**COLLECTED DATA**
[Begin]

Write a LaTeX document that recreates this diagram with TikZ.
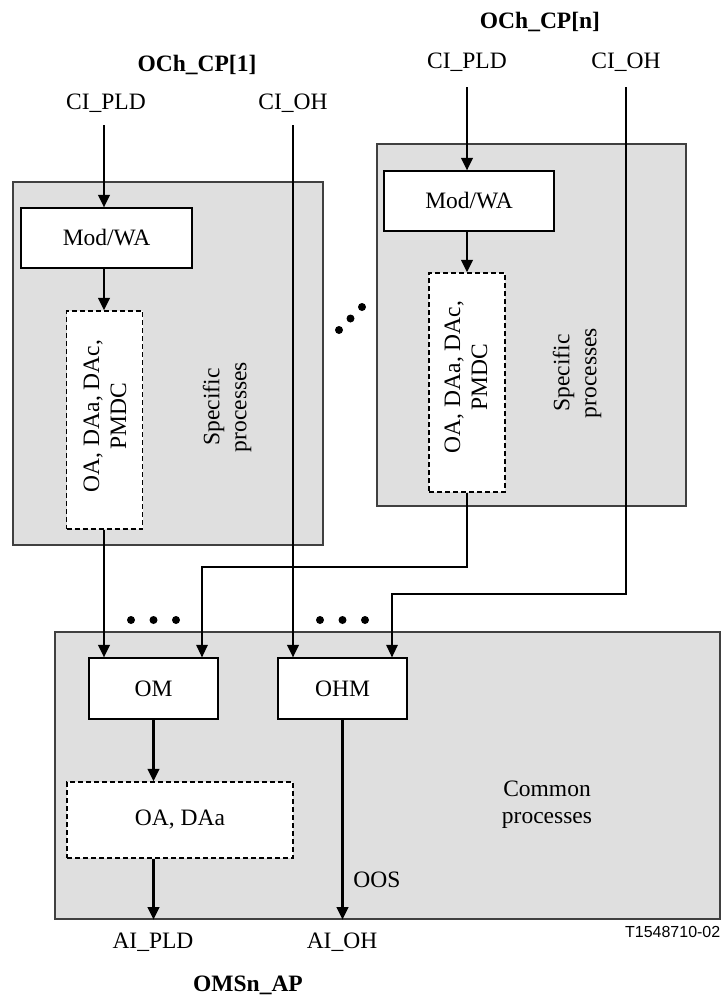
\documentclass[tikz,border=0pt]{standalone}
\usepackage{fontspec}
\setmainfont{Liberation Serif}
\newfontfamily\arialf{Liberation Sans}
\usetikzlibrary{arrows.meta}
\definecolor{gray9}{RGB}{223,223,223}
\begin{document}
\begin{tikzpicture}[x=1pt,y=-1pt,
  every node/.style={font=\fontsize{23.5}{27}\selectfont, align=center, inner sep=0pt},
  graybox/.style={draw=black!75, line width=1.3pt, fill=gray9},
  whitebox/.style={draw=black, line width=1.2pt, fill=white},
  dashbox/.style={draw=black, line width=1.3pt, fill=white, dash pattern=on 5pt off 3pt},
  thickln/.style={line width=2.2pt},
  thinln/.style={line width=1.2pt},
  arr/.style={-{Triangle[length=12.5pt,width=11.5pt]}},
  titletext/.style={font=\fontsize{23.5}{27}\selectfont\bfseries},
  dotmark/.style={circle, fill=black, minimum size=8pt, inner sep=0pt}
]
\useasboundingbox (0,0) rectangle (721,997);

% gray process areas
\node[graybox, minimum width=310pt, minimum height=363pt] (sp1) at (168,363.5) {};
\node[graybox, minimum width=309pt, minimum height=362pt] (spn) at (531.5,325) {};
\node[graybox, minimum width=665pt, minimum height=287pt] (cp) at (387.5,775.5) {};

% boxes
\node[whitebox, minimum width=171pt, minimum height=60pt] (mod1) at (106.5,238) {Mod/WA};
\node[whitebox, minimum width=170pt, minimum height=60pt] (modn) at (469,201) {Mod/WA};
\node[dashbox, minimum width=76pt, minimum height=218pt] (da1) at (104.5,420) {};
\node[rotate=90] (da1t) at (105,416) {OA, DAa, DAc,\\PMDC};
\node[dashbox, minimum width=76pt, minimum height=219pt] (dan) at (467,382.5) {};
\node[rotate=90] (dant) at (466,377) {OA, DAa, DAc,\\PMDC};
\node[whitebox, minimum width=129pt, minimum height=61pt] (om) at (153.5,688.5) {OM};
\node[whitebox, minimum width=129pt, minimum height=61pt] (ohm) at (342.5,688.5) {OHM};
\node[dashbox, minimum width=226pt, minimum height=76pt] (oad) at (180,820) {OA, DAa};

% area labels
\node[rotate=90] (spt1) at (227,407) {Specific\\processes};
\node[rotate=90] (sptn) at (577,373) {Specific\\processes};
\node (cpt) at (547,805) {Common\\processes};

% titles and signal labels
\node[titletext] (t1) at (197,65) {OCh\_CP[1]};
\node[titletext] (tn) at (540,22) {OCh\_CP[n]};
\node (cipld1) at (106,103) {CI\_PLD};
\node (cioh1) at (293,103) {CI\_OH};
\node (cipldn) at (467,62) {CI\_PLD};
\node (ciohn) at (626,62) {CI\_OH};
\node (aipld) at (153,942) {AI\_PLD};
\node (aioh) at (342,942) {AI\_OH};
\node[titletext] (tap) at (248,985) {OMSn\_AP};
\node (oos) at (377,880) {OOS};
\node[anchor=east, font=\arialf\fontsize{16}{18}\selectfont] (fig) at (720.5,932) {T1548710-02};

% dots
\node[dotmark] (d1) at (339,330) {};
\node[dotmark] (d2) at (350.5,318.5) {};
\node[dotmark] (d3) at (362,307) {};
\node[dotmark] (e1) at (131,620) {};
\node[dotmark] (e2) at (153.5,620) {};
\node[dotmark] (e3) at (176,620) {};
\node[dotmark] (f1) at (320,620) {};
\node[dotmark] (f2) at (342.5,620) {};
\node[dotmark] (f3) at (365,620) {};

% connectors
\coordinate (s1) at (104,125);
\draw[thickln,arr] (s1) -- (s1 |- mod1.north);
\draw[thickln,arr] (mod1.south -| s1) -- (s1 |- da1.north);
\draw[thickln,arr] (da1.south -| s1) -- (s1 |- om.north);

\coordinate (o1) at (293,125);
\draw[thickln,arr] (o1) -- (o1 |- ohm.north);

\coordinate (sn) at (467,87);
\draw[thickln,arr] (sn) -- (sn |- modn.north);
\draw[thickln,arr] (modn.south -| sn) -- (sn |- dan.north);
\coordinate (jn) at (202,567);
\draw[thinln,arr] (dan.south -| sn) |- (jn) -- (jn |- om.north);

\coordinate (on) at (626,87);
\coordinate (kn) at (392,594);
\draw[thinln,arr] (on) |- (kn) -- (kn |- ohm.north);

\draw[thickln,arr] (om.south) -- (om.south |- oad.north);
\draw[thickln,arr] (om.south |- oad.south) -- (om.south |- cp.south);
\draw[thickln,arr] (ohm.south) -- (ohm.south |- cp.south);
\end{tikzpicture}
\end{document}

[End]

Would you set down the listing exactly, omitting pictures?

**RESULT OF THE EXERCISE**
Write a LaTeX document that recreates this diagram with TikZ.
\documentclass[tikz,border=0pt]{standalone}
\usepackage{fontspec}
\setmainfont{Liberation Serif}
\newfontfamily\arialf{Liberation Sans}
\usetikzlibrary{arrows.meta}
\definecolor{gray9}{RGB}{223,223,223}
\begin{document}
\begin{tikzpicture}[x=1pt,y=-1pt,
  every node/.style={font=\fontsize{23.5}{27}\selectfont, align=center, inner sep=0pt},
  graybox/.style={draw=black!75, line width=1.3pt, fill=gray9},
  whitebox/.style={draw=black, line width=1.2pt, fill=white},
  dashbox/.style={draw=black, line width=1.3pt, fill=white, dash pattern=on 5pt off 3pt},
  thickln/.style={line width=2.2pt},
  thinln/.style={line width=1.2pt},
  arr/.style={-{Triangle[length=12.5pt,width=11.5pt]}},
  titletext/.style={font=\fontsize{23.5}{27}\selectfont\bfseries},
  dotmark/.style={circle, fill=black, minimum size=8pt, inner sep=0pt}
]
\useasboundingbox (0,0) rectangle (721,997);

% gray process areas
\node[graybox, minimum width=310pt, minimum height=363pt] (sp1) at (168,363.5) {};
\node[graybox, minimum width=309pt, minimum height=362pt] (spn) at (531.5,325) {};
\node[graybox, minimum width=665pt, minimum height=287pt] (cp) at (387.5,775.5) {};

% boxes
\node[whitebox, minimum width=171pt, minimum height=60pt] (mod1) at (106.5,238) {Mod/WA};
\node[whitebox, minimum width=170pt, minimum height=60pt] (modn) at (469,201) {Mod/WA};
\node[dashbox, minimum width=76pt, minimum height=218pt] (da1) at (104.5,420) {};
\node[rotate=90] (da1t) at (105,416) {OA, DAa, DAc,\\PMDC};
\node[dashbox, minimum width=76pt, minimum height=219pt] (dan) at (467,382.5) {};
\node[rotate=90] (dant) at (466,377) {OA, DAa, DAc,\\PMDC};
\node[whitebox, minimum width=129pt, minimum height=61pt] (om) at (153.5,688.5) {OM};
\node[whitebox, minimum width=129pt, minimum height=61pt] (ohm) at (342.5,688.5) {OHM};
\node[dashbox, minimum width=226pt, minimum height=76pt] (oad) at (180,820) {OA, DAa};

% area labels
\node[rotate=90] (spt1) at (227,407) {Specific\\processes};
\node[rotate=90] (sptn) at (577,373) {Specific\\processes};
\node (cpt) at (547,805) {Common\\processes};

% titles and signal labels
\node[titletext] (t1) at (197,65) {OCh\_CP[1]};
\node[titletext] (tn) at (540,22) {OCh\_CP[n]};
\node (cipld1) at (106,103) {CI\_PLD};
\node (cioh1) at (293,103) {CI\_OH};
\node (cipldn) at (467,62) {CI\_PLD};
\node (ciohn) at (626,62) {CI\_OH};
\node (aipld) at (153,942) {AI\_PLD};
\node (aioh) at (342,942) {AI\_OH};
\node[titletext] (tap) at (248,985) {OMSn\_AP};
\node (oos) at (377,880) {OOS};
\node[anchor=east, font=\arialf\fontsize{16}{18}\selectfont] (fig) at (720.5,932) {T1548710-02};

% dots
\node[dotmark] (d1) at (339,330) {};
\node[dotmark] (d2) at (350.5,318.5) {};
\node[dotmark] (d3) at (362,307) {};
\node[dotmark] (e1) at (131,620) {};
\node[dotmark] (e2) at (153.5,620) {};
\node[dotmark] (e3) at (176,620) {};
\node[dotmark] (f1) at (320,620) {};
\node[dotmark] (f2) at (342.5,620) {};
\node[dotmark] (f3) at (365,620) {};

% connectors
\coordinate (s1) at (104,125);
\draw[thickln,arr] (s1) -- (s1 |- mod1.north);
\draw[thickln,arr] (mod1.south -| s1) -- (s1 |- da1.north);
\draw[thickln,arr] (da1.south -| s1) -- (s1 |- om.north);

\coordinate (o1) at (293,125);
\draw[thickln,arr] (o1) -- (o1 |- ohm.north);

\coordinate (sn) at (467,87);
\draw[thickln,arr] (sn) -- (sn |- modn.north);
\draw[thickln,arr] (modn.south -| sn) -- (sn |- dan.north);
\coordinate (jn) at (202,567);
\draw[thinln,arr] (dan.south -| sn) |- (jn) -- (jn |- om.north);

\coordinate (on) at (626,87);
\coordinate (kn) at (392,594);
\draw[thinln,arr] (on) |- (kn) -- (kn |- ohm.north);

\draw[thickln,arr] (om.south) -- (om.south |- oad.north);
\draw[thickln,arr] (om.south |- oad.south) -- (om.south |- cp.south);
\draw[thickln,arr] (ohm.south) -- (ohm.south |- cp.south);
\end{tikzpicture}
\end{document}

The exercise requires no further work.